The other possibility is that the frequency of 'darling-ing' has not increased toward adult women in Australia, and I'm being Assigned Smol Bean At the Doctor's.
no subject
Date: 2024-07-17 08:37 am (UTC)The shop keeper near our old house (Midlands UK) used to call all customers that he perceived as female 'darling' and all that he perceived as male 'boss' and I always found it really icky (but his gender attitudes were dodgy anyway according to my son who worked for him for a while)
no subject
Date: 2024-07-17 10:56 am (UTC)Do I have a plot? Nope.

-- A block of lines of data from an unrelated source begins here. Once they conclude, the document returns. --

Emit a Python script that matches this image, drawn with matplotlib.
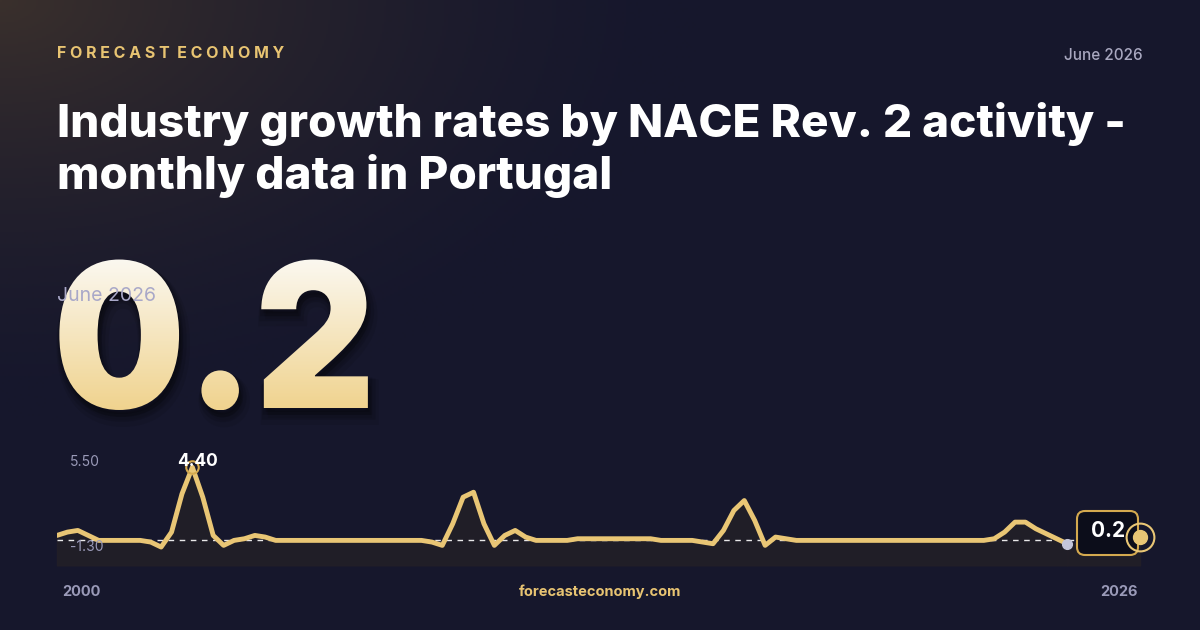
import matplotlib
matplotlib.use("Agg")
import matplotlib.pyplot as plt
import numpy as np
from matplotlib.textpath import TextPath
from matplotlib.font_manager import FontProperties
from matplotlib.patches import PathPatch, FancyBboxPatch
from matplotlib.transforms import Affine2D

# ---- data (quarterly) ----
start_year = 2000
values = [0.3,0.5,0.6,0.3,0.0,0.0,0.0,0.0,0.0,-0.1,-0.4,0.5,2.8,4.4,2.6,0.3,-0.3,0.0,0.1,0.3,
          0.2,0.0,0.0,0.0,0.0,0.0,0.0,0.0,0.0,0.0,0.0,0.0,0.0,0.0,0.0,0.0,-0.1,-0.3,1.0,2.6,
          2.9,1.0,-0.3,0.3,0.6,0.2,0.0,0.0,0.0,0.0,0.1,0.1,0.1,0.1,0.1,0.1,0.1,0.1,0.0,0.0,
          0.0,0.0,-0.1,-0.2,0.6,1.8,2.4,1.2,-0.3,0.2,0.1,0.0,0.0,0.0,0.0,0.0,0.0,0.0,0.0,0.0,
          0.0,0.0,0.0,0.0,0.0,0.0,0.0,0.0,0.0,0.0,0.1,0.5,1.1,1.1,0.7,0.4,0.1,-0.2]
latest_year = 2026
latest_value = 0.2
y_min, y_max = -1.30, 5.50
peak_value = 4.40
title = "Industry growth rates by NACE Rev. 2 activity -\nmonthly data in Portugal"
brand = "FORECAST ECONOMY"
date_label = "June 2026"
site = "forecasteconomy.com"

W, H = 1200, 630
fig = plt.figure(figsize=(12, 6.3), dpi=100)
bg = fig.add_axes([0, 0, 1, 1])
bg.set_xlim(0, W); bg.set_ylim(H, 0); bg.axis("off")

yy, xx = np.mgrid[0:H:2, 0:W:2]
base = np.array([0x16, 0x17, 0x2c]) / 255
warm = np.array([0x3a, 0x30, 0x2c]) / 255
d = np.sqrt((xx / 700.0) ** 2 + (yy / 420.0) ** 2)
w = np.clip(1 - d, 0, 1) ** 1.6
img = base[None, None, :] * (1 - w[..., None]) + warm[None, None, :] * w[..., None]
bg.imshow(img, extent=[0, W, H, 0], aspect="auto", zorder=0)

F = "Inter"
bg.text(57, 53, "  ".join(" ".join(wd) for wd in brand.split(" ")),
        color="#e8c472", fontsize=11.5, fontweight="bold", family=F, va="center")
bg.text(1143, 55, date_label, color="#a9a8c0", fontsize=11, fontweight="medium", family=F, va="center", ha="right")
bg.text(57, 150, title, color="white", fontsize=33, fontweight="heavy", family=F,
        va="center", linespacing=1.2)

# big number with gradient
fp = FontProperties(family=F, weight="black")
tp = TextPath((0, 0), "0.2", size=200, prop=fp)
scale = 146 / 145.0
tr = Affine2D().scale(scale * 0.925, -scale).translate(53, 408)
path = tr.transform_path(tp)
pe = path.get_extents()
for k, a in [(10, 0.08), (7, 0.1), (4, 0.12)]:
    bg.add_patch(PathPatch(Affine2D().translate(k * 0.4, k).transform_path(path),
                           fc="black", ec="black", lw=k, alpha=a, zorder=1))
patch = PathPatch(path, fc="none", ec="none", zorder=2)
bg.add_patch(patch)
gy = np.linspace(0, 1, 200)[:, None]
c1 = np.array([0xfb, 0xf8, 0xf0]) / 255
c2 = np.array([0xf0, 0xd3, 0x8e]) / 255
grad = c1[None, None, :] * (1 - gy[..., None]) + c2[None, None, :] * gy[..., None]
grad = np.repeat(grad, 2, axis=1)
im = bg.imshow(grad, extent=[pe.x0, pe.x1, pe.y1, pe.y0], aspect="auto", zorder=2)
im.set_clip_path(patch)
bg.set_xlim(0, W); bg.set_ylim(H, 0)
bg.text(57, 296, date_label, color="#a9a8c8", fontsize=14, family=F, va="center", zorder=3)

# ---- line chart ----
ax = fig.add_axes([57 / W, (H - 562) / H, (1140 - 57) / W, (562 - 449) / H])
ax.set_xlim(start_year, latest_year)
ax.set_ylim(y_min, y_max)
ax.axis("off")
t = start_year + np.arange(len(values)) / 4.0
v = np.array(values)
ax.fill_between(t, v, y_min - 0.2, color="#221f27", alpha=0.9, zorder=1, clip_on=False)
ax.fill_between([t[-1], latest_year], [v[-1], latest_value], y_min - 0.2, color="#221f27", alpha=0.9, zorder=1, clip_on=False)
ax.axhline(0, color="white", lw=1, ls=(0, (4, 4)), alpha=0.9, zorder=2)
ax.plot(t, v, color="#e9c675", lw=3.5, solid_joinstyle="round", solid_capstyle="round", zorder=3)
ax.plot(t[-1], v[-1], "o", color="#c3c5da", ms=7, zorder=4)
ipk = int(np.argmax(v))
ax.plot(t[ipk], v[ipk], "o", mfc="none", mec="#d4a94f", ms=9, mew=1.5, zorder=4)

# overlay for labels on top
ov = fig.add_axes([0, 0, 1, 1])
ov.set_xlim(0, W); ov.set_ylim(H, 0); ov.axis("off")
ov.text(70, 462, f"{y_max:.2f}", color="#9a9ab8", fontsize=10, family=F, va="center")
ov.text(70, 547, f"{y_min:.2f}", color="#9a9ab8", fontsize=10, family=F, va="center")
ov.text(198, 462, f"{peak_value:.2f}", color="white", fontsize=12.5, fontweight="bold", family=F,
        va="center", ha="center")
ov.add_patch(FancyBboxPatch((1077, 511), 61, 44, boxstyle="round,pad=0,rounding_size=8",
                            fc="#0c0d1a", ec="#d4a94f", lw=1.5, zorder=5))
ov.text(1108, 531, f"{latest_value}", color="white", fontsize=15, fontweight="bold", family=F,
        ha="center", va="center", zorder=6)
ax2 = fig.add_axes(ax.get_position())
ax2.set_xlim(start_year, latest_year); ax2.set_ylim(y_min, y_max); ax2.axis("off")
ax2.plot(latest_year, latest_value, "o", color="#e9c675", ms=10, clip_on=False)
ax2.plot(latest_year, latest_value, "o", mfc="none", mec="#e9c675", ms=20, mew=1.5, clip_on=False)

ov.text(62, 592, "2000", color="#9a9ab8", fontsize=10.5, fontweight="bold", family=F, va="center")
ov.text(1138, 592, "2026", color="#9a9ab8", fontsize=10.5, fontweight="bold", family=F, va="center", ha="right")
ov.text(600, 592, site, color="#e8c472", fontsize=10.5, fontweight="bold", family=F, va="center", ha="center")

fig.savefig("out.png", dpi=100)
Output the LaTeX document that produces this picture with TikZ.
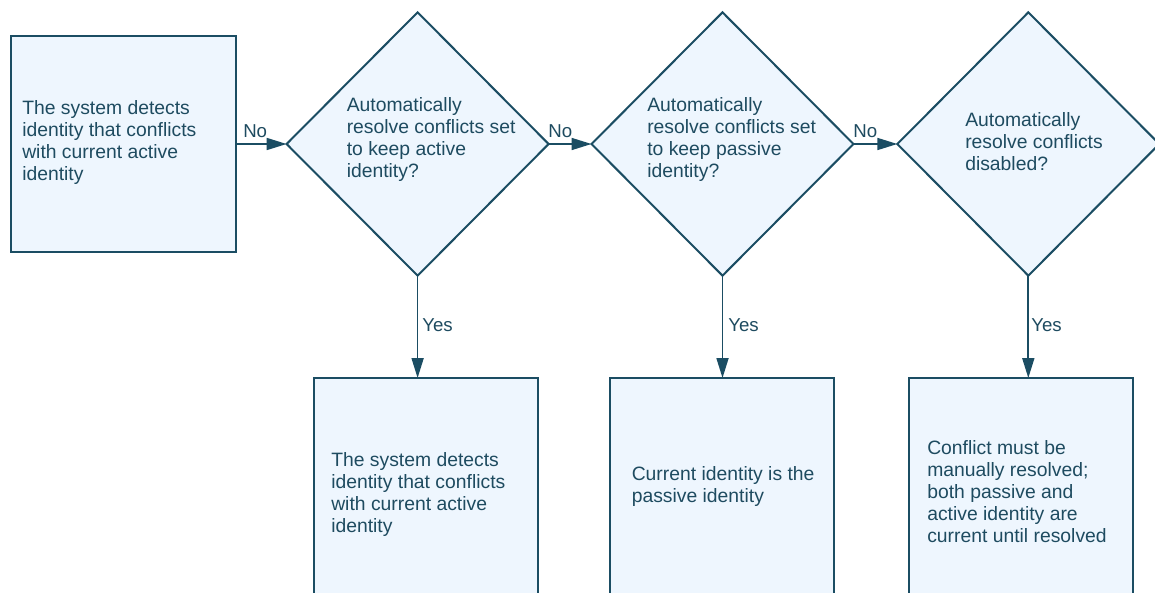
\documentclass[tikz,border=0pt]{standalone}
\usepackage{fontspec}
\setmainfont{Liberation Sans}
\usetikzlibrary{shapes.geometric,arrows.meta}
\definecolor{edge}{HTML}{1B4D63}
\definecolor{ink}{HTML}{1E4B60}
\definecolor{paper}{HTML}{EEF6FE}
\tikzset{
  boxnode/.style={draw=edge, fill=paper, line width=1.5pt, rectangle, outer sep=0pt, inner sep=0pt},
  decnode/.style={draw=edge, fill=paper, line width=1.5pt, diamond, outer sep=0pt, inner sep=0pt,
                  minimum width=196.5pt, minimum height=197.5pt},
  txt/.style={anchor=base west, inner sep=0pt, align=left, text=ink,
              font=\fontsize{14.5}{16.5}\selectfont},
  lbl/.style={anchor=base west, inner sep=0pt, text=ink, font=\fontsize{14}{16.5}\selectfont},
  flow/.style={draw=edge, line width=1.3pt, -{Triangle[length=15pt,width=9pt]}}
}
\begin{document}
\begin{tikzpicture}[x=0.75pt,y=-0.75pt]
\useasboundingbox (0,0) rectangle (1155,592);
\clip (0,0) rectangle (1155,592);
\fill[white] (0,0) rectangle (1155,592);
% shapes
\node[boxnode, minimum width=168.75pt, minimum height=161.25pt] (b0) at (123,144) {};
\node[decnode] (d1) at (417.6,144) {};
\node[decnode] (d2) at (722.5,144) {};
\node[decnode] (d3) at (1028.3,144) {};
\node[boxnode, minimum width=168pt, minimum height=170.25pt] (b1) at (425.7,491.5) {};
\node[boxnode, minimum width=168pt, minimum height=170.25pt] (b2) at (722.4,491.5) {};
\node[boxnode, minimum width=168pt, minimum height=170.25pt] (b3) at (1020.5,491.5) {};
% texts (base anchor = baseline of the last line)
\node[txt] (t0) at (22,180) {The system detects\\identity that conflicts\\with current active\\identity};
\node[txt] (t1) at (346.5,177.5) {Automatically\\resolve conflicts set\\to keep active\\identity?};
\node[txt] (t2) at (647,177.5) {Automatically\\resolve conflicts set\\to keep passive\\identity?};
\node[txt] (t3) at (965,170) {Automatically\\resolve conflicts\\disabled?};
\node[txt] (t4) at (331,532.5) {The system detects\\identity that conflicts\\with current active\\identity};
\node[txt] (t5) at (631.5,502) {Current identity is the\\passive identity};
\node[txt] (t6) at (927,542.5) {Conflict must be\\manually resolved;\\both passive and\\active identity are\\current until resolved};
% connectors
\draw[flow] (b0.east) -- (d1.west);
\draw[flow] (d1.east) -- (d2.west);
\draw[flow] (d2.east) -- (d3.west);
\draw[flow] (d1.south) -- (d1.south |- b1.north);
\draw[flow] (d2.south) -- (d2.south |- b2.north);
\draw[flow] (d3.south) -- (d3.south |- b3.north);
% labels
\node[lbl] (n1) at (243,137) {No};
\node[lbl] (n2) at (548,137) {No};
\node[lbl] (n3) at (853,137) {No};
\node[lbl] (y1) at (422,331) {Yes};
\node[lbl] (y2) at (728,331) {Yes};
\node[lbl] (y3) at (1031,331) {Yes};
\end{tikzpicture}
\end{document}
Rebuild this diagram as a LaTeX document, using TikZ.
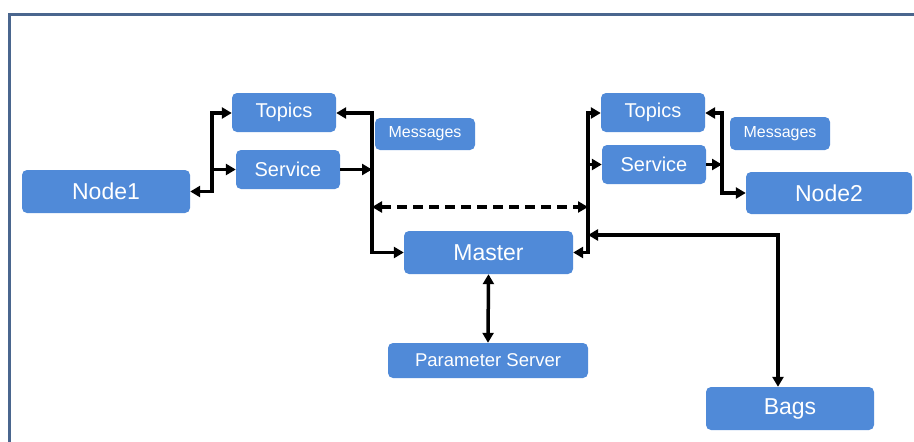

But I sure do have a premise that, if I can find a plot for it, would make a nicely unsettling story...
no subject
Date: 2024-07-18 02:34 am (UTC)no subject
Date: 2024-07-18 02:44 am (UTC)In my first job, men customers would so often say "thanks mate" that I started saying it back, and my (older, female) boss had to pull me aside and tell me that it's not professional or in any way normal for teen girls to address middle-aged men as "mate".
no subject
Date: 2024-07-18 03:05 am (UTC)Now that I am thinking about it, it was always older men. Certainly no one below the age of 40/50, or anyone who... looked socially maladroit. I didn't even think about it consciously. Those people would get a "sir."